Actually, no, I don't. The theatre is full of starving actors looking for a big break. Many are talented, many are not. Some do it for fun, others do it in hopes of striking the big time. Some have written their own plays and even had them performed. The theatre is like sports--any idiot can break into it but going pro is very, very tough.

////Read Bill Bryson's excellent summary of the arguments against Shakespeare being the author of the plays and just why none of them hold much water.////

I agree none of them hold water. But the point is, you can't prove Shakespeare wrote the plays and the circumstances of his life argue against it.

////Read some of the very good accounts of Shakespeare's life and times.////

I have yet to read one that says Shakespeare had more than a minimal education and that his father was an illiterate glove-maker. Here's some interesting points:

·        Shakespeare attended a few years at the Stratford Free School which supposedly had a pretty good system but he simply wasn't there that long.

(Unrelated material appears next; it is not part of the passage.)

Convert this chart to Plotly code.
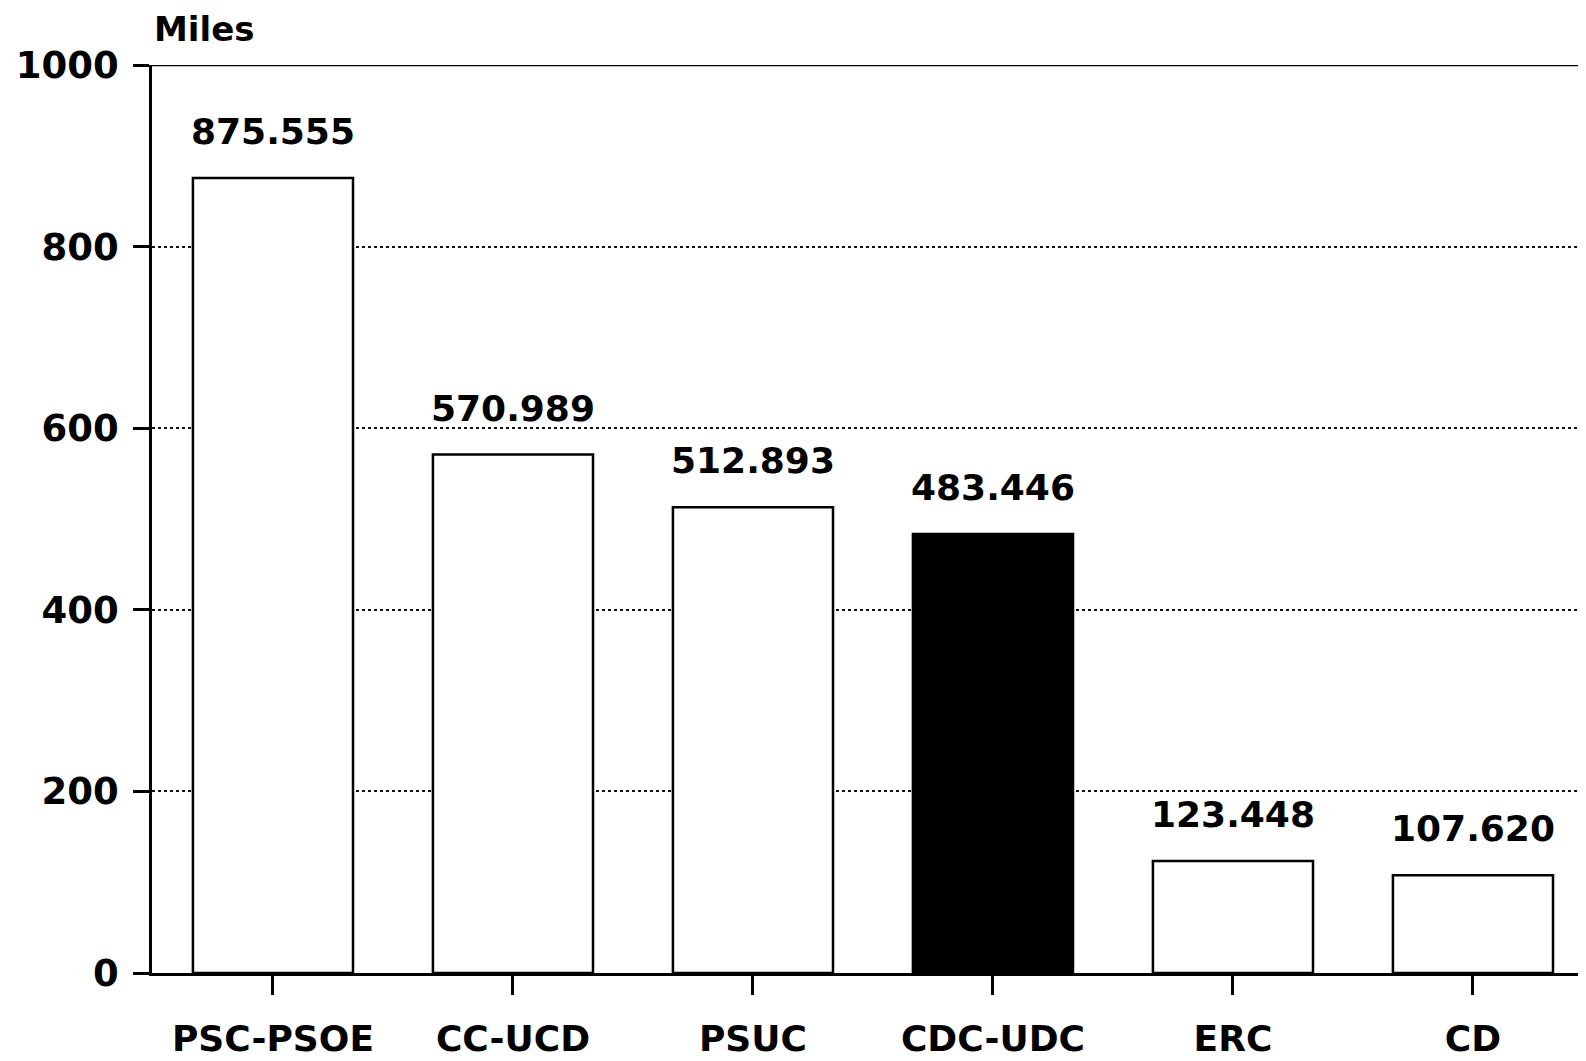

He had never been to university or ever traveled abroad, so where did he suddenly get the education to be able to write plays about such varied subject matter? Many his plays include detailed knowledge about royal court. So how did lowly out of town Will get to find out so many accurate details about what life in a royal court was really like?
        
·        People of his hometown, Stratford, don't seem to have known that Shakespeare was a writer at all. None of his plays seemed to have been put on in Stratford during his life despite the fact that Ben Johnson supposedly wrote that Shakespeare was idolized during his life. Where?

·        When he died, Shakespeare didn't leave any letters or diaries that referred to his writing career at all. No one has ever found any early drafts of a play or indeed any play in his writing either. Nor does he mention any of his plays in his will. All we know about him from his personal effects are that he was accused once of hoarding grain and had sued someone for non-payment of a debt.

·        The exact date of his birth is unknown. Few documents or verifiable sources of Shakespeare's life exist, much fewer than would be expected of such a prominent figure. Originals of none of his manuscripts have survived. Not one document exists giving evidence of anyone ever seeing him. Not even his own family ever referred to him as a famous playwright.

·        The case for Shakespeare writing his own material rests on testimony contained in the First Folio plays published in 1623, seven years after his death. But there is no corroborative documentary evidence from his life.

·        None of these items by themselves mean much. Some other provable playwrights of that time, for example, came from humble origins. It's when you take all the facts together, circumstantial though they are, present a puzzler. Sir Derek Jacobi, Mark Rylance, Michael York and Kenneth Branaugh—all great modern Shakespearean actors do not believe William Shakespeare authored the plays that made their careers. Rylance was also artistic director of Shakespeare's Globe. Other doubters are John Gielgud, Mark Twain, Ralph Waldo Emerson, Walt Whitman, Sigmund Freud, Henry James and Orson Welles. And if that doesn't impress you, there's also Keanu Reeves.